Também tive uma oral de Matemática I e, para ter mais tempo para pensar enquanto escrevia, banhei o meu polegar direito em mercurocromo e enrolei um penso rápido, para dar ideia que estava magoado e poder escrever mais lentamente; a juntar a tudo isso, ainda levei uma t-shirt vestida que tinha escrito nas costas: "Se estudar é a luz da vida, não estudes poupa energia". Num daqueles momentos em que escrevia muito lentamente a pensar bem o que estava a fazer, ainda ouvi a professora Teresa Pedroso de Lima a dizer, com simpatia: "Ande lá, mais depressa, não poupe tanta energia!", ao que lhe respondi, que não podia, que tinha um grande golpe no dedo!

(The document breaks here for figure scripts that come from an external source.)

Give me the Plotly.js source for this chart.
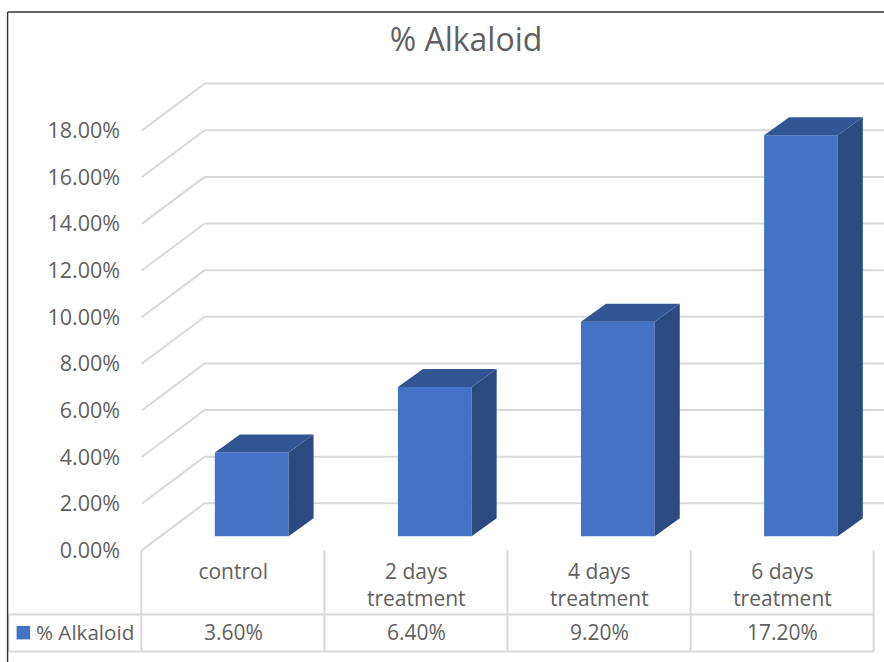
<!DOCTYPE html>
<html>
<head>
<meta charset="utf-8">
<script src="https://cdn.plot.ly/plotly-3.0.1.min.js"></script>
<style>html,body{margin:0;padding:0;background:#fff;overflow:hidden}</style>
</head>
<body>
<div id="chart" style="width:884px;height:662px"></div>
<script>
const categories = ["control", "2 days<br>treatment", "4 days<br>treatment", "6 days<br>treatment"];
const alkaloid = [0.036, 0.064, 0.092, 0.172];
const yTicks = [0, 0.02, 0.04, 0.06, 0.08, 0.10, 0.12, 0.14, 0.16, 0.18];
const seriesName = "% Alkaloid";

const W = 884, H = 662, pxX = 183, pxY = 2330;
const FONT = '"Open Sans", sans-serif', TEXT = "#5F5F5F", GRID = "#D9D9D9";
const xMin = -0.52, xMax = xMin + (W - 138.34) / pxX;
const yMin = -0.002, plotTop = 60, plotBottom = 550 - yMin * pxY;
const yMax = (plotBottom - plotTop) / pxY + yMin;
const wallDx = 63 / pxX, wallDy = 47 / pxY;
const barShift = 18.5 / pxX, barBase = 14 / pxY, barW = 73.7 / pxX;
const depthX = 25 / pxX, depthY = 18 / pxY;
const idx = categories.map((_, i) => i);

const px = v => (v - 138.34) / (W - 138.34);
const py = v => (plotBottom - v) / (plotBottom - plotTop);
const colEdge = i => 141.66 + i * pxX;

const shapes = [];
yTicks.forEach(v => {
  shapes.push({type: "line", layer: "below", xref: "x", yref: "y", x0: -0.5, y0: v, x1: -0.5 + wallDx, y1: v + wallDy, line: {color: GRID, width: 2}});
  shapes.push({type: "line", layer: "below", xref: "x", yref: "y", x0: -0.5 + wallDx, y0: v + wallDy, x1: xMax, y1: v + wallDy, line: {color: GRID, width: 2}});
});
function tableLine(x0, y0, x1, y1) {
  shapes.push({type: "line", layer: "below", xref: "paper", yref: "paper", x0: px(x0), y0: py(y0), x1: px(x1), y1: py(y1), line: {color: GRID, width: 2}});
}
[0, 1, 2, 3, 4].forEach(i => tableLine(colEdge(i), 550, colEdge(i), 651));
tableLine(9, 614, colEdge(4), 614);
tableLine(9, 651, colEdge(4), 651);
tableLine(9, 614, 9, 651);
// picture frame
shapes.push({type: "line", xref: "paper", yref: "paper", x0: px(8), y0: py(12), x1: px(884), y1: py(12), line: {color: "#333333", width: 1.4}});
shapes.push({type: "line", xref: "paper", yref: "paper", x0: px(8), y0: py(12), x1: px(8), y1: py(662), line: {color: "#333333", width: 1.4}});
// legend key
shapes.push({type: "rect", xref: "paper", yref: "paper", x0: px(17), x1: px(30.5), y0: py(625.5), y1: py(639), fillcolor: "#4472C4", line: {width: 0}});

const annotations = alkaloid.map((v, i) => ({
  xref: "x", yref: "paper", x: i, y: py(632), yanchor: "middle", xanchor: "center", showarrow: false,
  text: (v * 100).toFixed(2) + "%", font: {family: FONT, size: 21, color: TEXT}
}));
annotations.push({xref: "paper", yref: "paper", x: px(35), y: py(632), xanchor: "left", yanchor: "middle", showarrow: false,
  borderpad: 0, text: seriesName, font: {family: FONT, size: 20.6, color: TEXT}});

const faces = [];
idx.forEach(i => {
  const x1 = i + barShift + barW / 2, x0 = x1 - barW, top = barBase + alkaloid[i];
  faces.push({type: "scatter", mode: "lines", x: [x1, x1, x1 + depthX, x1 + depthX, x1], y: [barBase, top, top + depthY, barBase + depthY, barBase],
    fill: "toself", fillcolor: "#2A4A80", line: {width: 0, color: "#2A4A80"}, hoverinfo: "skip", showlegend: false});
  faces.push({type: "scatter", mode: "lines", x: [x0, x1, x1 + depthX, x0 + depthX, x0], y: [top, top, top + depthY, top + depthY, top],
    fill: "toself", fillcolor: "#325594", line: {width: 0, color: "#325594"}, hoverinfo: "skip", showlegend: false});
});

const bars = {type: "bar", name: seriesName, x: idx.map(i => i + barShift), y: alkaloid, base: idx.map(() => barBase),
  width: barW, marker: {color: "#4472C4", line: {width: 0}}, showlegend: false};

Plotly.newPlot("chart", [bars].concat(faces), {
  width: W, height: H, autosize: false,
  paper_bgcolor: "#fff", plot_bgcolor: "rgba(0,0,0,0)",
  margin: {l: 138.34, r: 0, t: plotTop, b: H - plotBottom, pad: 0},
  title: {text: seriesName, x: 466 / W, xref: "container", xanchor: "center", y: 1 - 40 / H, yref: "container", yanchor: "middle",
    font: {family: FONT, size: 32, color: TEXT}},
  showlegend: false,
  xaxis: {type: "linear", range: [xMin, xMax], tickmode: "array", tickvals: idx, ticktext: categories, tickangle: 0,
    showgrid: false, zeroline: false, showline: false, ticks: "", ticklabelstandoff: 2,
    tickfont: {family: FONT, size: 21, color: TEXT}},
  yaxis: {range: [yMin, yMax], tickmode: "array", tickvals: yTicks, tickformat: ".2%",
    showgrid: false, zeroline: false, showline: false, ticks: "", ticklabelstandoff: 17,
    tickfont: {family: FONT, size: 21.5, color: TEXT}},
  shapes: shapes, annotations: annotations
}, {displayModeBar: false, staticPlot: true});
</script>
</body>
</html>
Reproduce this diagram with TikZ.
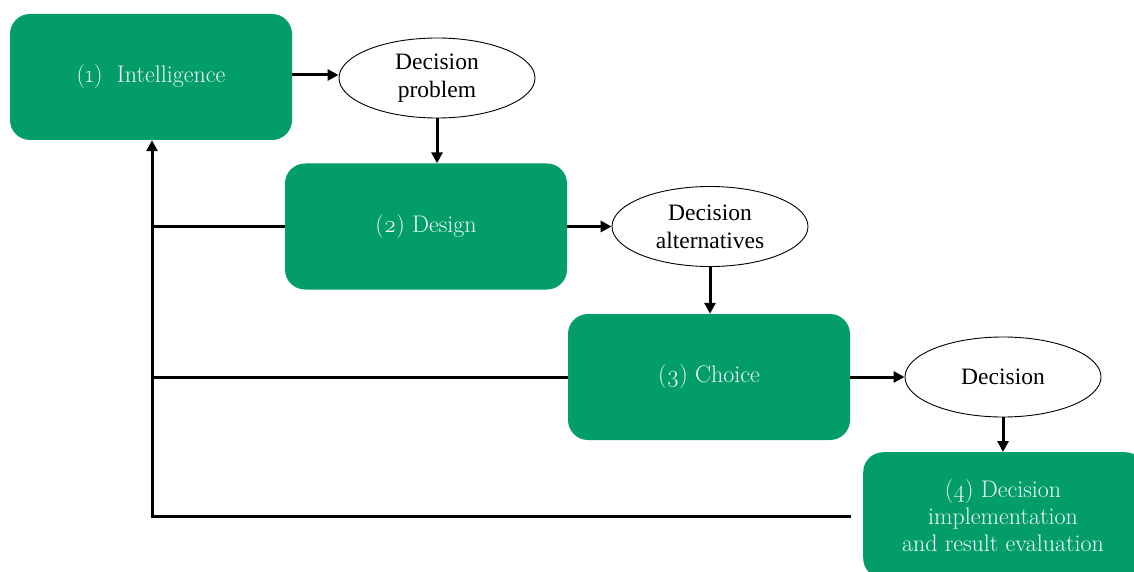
\documentclass[tikz,border=0pt]{standalone}
\usepackage{fontspec}
\setmainfont{Latin Modern Roman}
\newfontfamily\ellfont{Liberation Serif}
\usetikzlibrary{arrows.meta,shapes.geometric}
\definecolor{boxgreen}{RGB}{2,157,106}
\definecolor{boxtext}{RGB}{242,250,246}
\tikzset{
  x=1pt,y=-1pt,
  phase/.style={fill=boxgreen,rounded corners=20pt,minimum width=282pt,minimum height=126pt,
    text=boxtext,font=\fontsize{24}{27}\selectfont,align=center,inner sep=0pt},
  outcome/.style={ellipse,draw=black,line width=0.9pt,fill=white,minimum width=196pt,minimum height=80pt,
    inner sep=0pt,font=\ellfont\fontsize{23.5}{28}\selectfont,align=center},
  flow/.style={line width=3pt,-{Triangle[length=11pt,width=11pt]}},
  back/.style={line width=3pt},
}
\begin{document}
\begin{tikzpicture}
\useasboundingbox (0,0) rectangle (1134,572);
\node[phase] (b1) at (151,77) {\oldstylenums{(1)}\ \ Intelligence};
\node[outcome] (e1) at (437,78) {Decision\\problem};
\node[phase] (b2) at (426,226.5) {\oldstylenums{(2)} Design};
\node[outcome] (e2) at (710,226.5) {Decision\\alternatives};
\node[phase] (b3) at (709,377) {\oldstylenums{(3)} Choice};
\node[outcome] (e3) at (1003,377) {Decision};
\node[phase,anchor=north west] (b4) at (863,452) {};
\node[text=boxtext,font=\fontsize{24}{27}\selectfont,align=center] (t4) at (1003,516) {\oldstylenums{(4)} Decision\\implementation\\and result evaluation};
\coordinate (j) at (152,516);
\coordinate (r4) at (851,516);
\coordinate (j2) at (152,226.5);
\coordinate (j3) at (152,377);
\draw[flow] (b1.east |- 0,75) -- (e1.west |- 0,75);
\draw[flow] (e1.south) -- (b2.north -| e1.south);
\draw[flow] (b2.east) -- (e2.west);
\draw[flow] (e2.south) -- (b3.north -| e2.south);
\draw[flow] (b3.east) -- (e3.west);
\draw[flow] (e3.south) -- (b4.north -| e3.south);
\draw[back] (b2.west) -- (j2);
\draw[back] (b3.west) -- (j3);
\draw[flow,line join=miter] (r4) -- (j) -- (b1.south -| j);
\end{tikzpicture}
\end{document}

O resultado final foi o pretendido: 10 valores!
Finalmente, recordar uma triste oral do Patrício, a Introdução ao Direito, a sua primeira oral e que traumatizou um bocado o rapaz. É que ele nem estava a contar ir a oral e foi o último; ainda por cima, todos os outros tinham passado. Ao que consta, o professor passou a oral toda a enrolar papeis e a lançá-los ao lixo, tipo basquetebolista e, no fim, o pobre Patrício não só chumbou, como ainda teve que ouvir do professor: “A sua oral ainda foi pior que a escrita!”. Mas a vida é assim, acabou por passar noutras e eu também fiz algumas cadeiras em oral e também chumbei (imerecidamente, claro!) noutras. O que interessa é que a coisa se fez.

1 comentário:

Stradi disse...

Quim, vou fazer um comentário um bocado gay, nem a tua mulher te deve dizer coisas destas, mas é uma delícia ler estas crónicas!